Lars Von Trier plays at luridness but, as with the first volume, finds a happy medium between the sensual and the logical by placing Joe’s personal involvement next to Seligman’s forgiving, analytical reactions. As Joe’s journey takes her deeper into violence, transforming her damn near into a Batman villain by the movie’s end, Von Trier successfully places her sometimes unthinkable actions into a genuinely beautiful context. Even her reaction to meeting a pedophile, shocking though it may be, feels like the behavior of a damn near saint, albeit a highly unorthodox one.

But Lars Von Trier can’t help but be Lars Von Trier: a genius at the mercy of his own cruel sense of humor. While some of Von Trier’s motion pictures take advantage of a last minute reversal to challenge the audience’s interpretations of everything that came before them (the last few shots of Breaking the Waves are a triumphant combination of faith and cynicism), in some movies it just seems like he’s being a dick. Nymphomaniac, Vol. II concludes with a twisted joke that makes both movies seem like a four-hour set up to a particularly vicious dead baby joke.

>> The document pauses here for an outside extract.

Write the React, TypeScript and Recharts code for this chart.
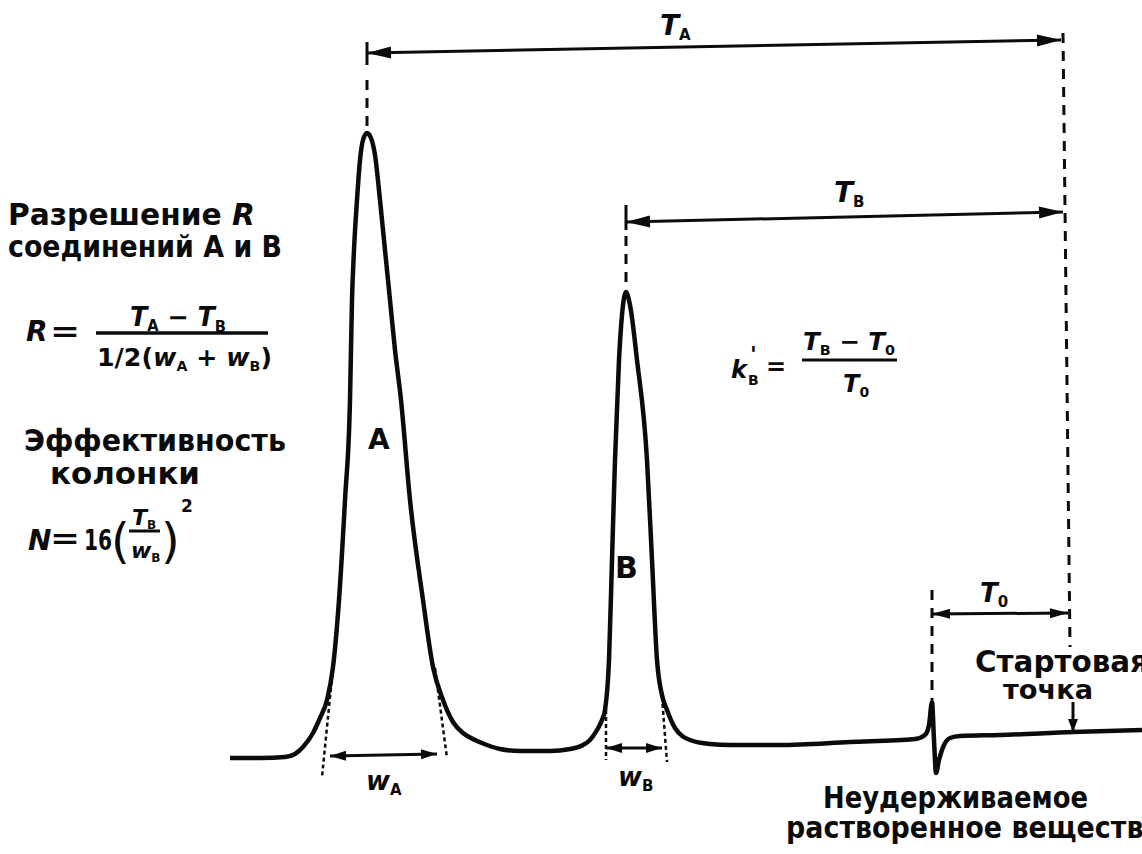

What’s worse, Von Trier doesn’t even seem to think it’s that funny. The long-awaited finale to Nymphomaniac plays like an inevitable tragedy even though it requires characters to behave wildly outside of their personalities in order to justify its existence. It’s like he just got bored at the last possible moment, and instead of just cutting to the credits and ending on a satisfactory, well-earned conclusion he decided this whole sympathetic enterprise was a waste of his cynical time.

It’s more than obvious that Lars Von Trier is trying to get a rise of out of his audience by concluding the Nymphomaniac saga on a “shocker,” but unlike his better twisted punchlines, he hasn’t invented one here that ekes out a shameful satisfaction. Nymphomaniac completely erases the previous four hours on what looks like a stupid whim. I’m not angry at the story for reaching an unpalatable conclusion, I’m not angry at the characters for making bad decisions, and I’m not angry at the world for making the film’s last few moments possible. I am pissed off at a filmmaker who lacked the strength of conviction necessary to end his four-hour movie on a note that makes any damned sense after everything we just watched.

In a vacuum, Nymphomaniac, Vol. I may turn out to be one of the best films of Lars Von Trier’s career, but in context with his follow-up – and all because of a scant few seconds – Nymphomaniac, Vol. II, and indeed the whole infernal enterprise, is one of his lamest attempts at gotcha gimmickry.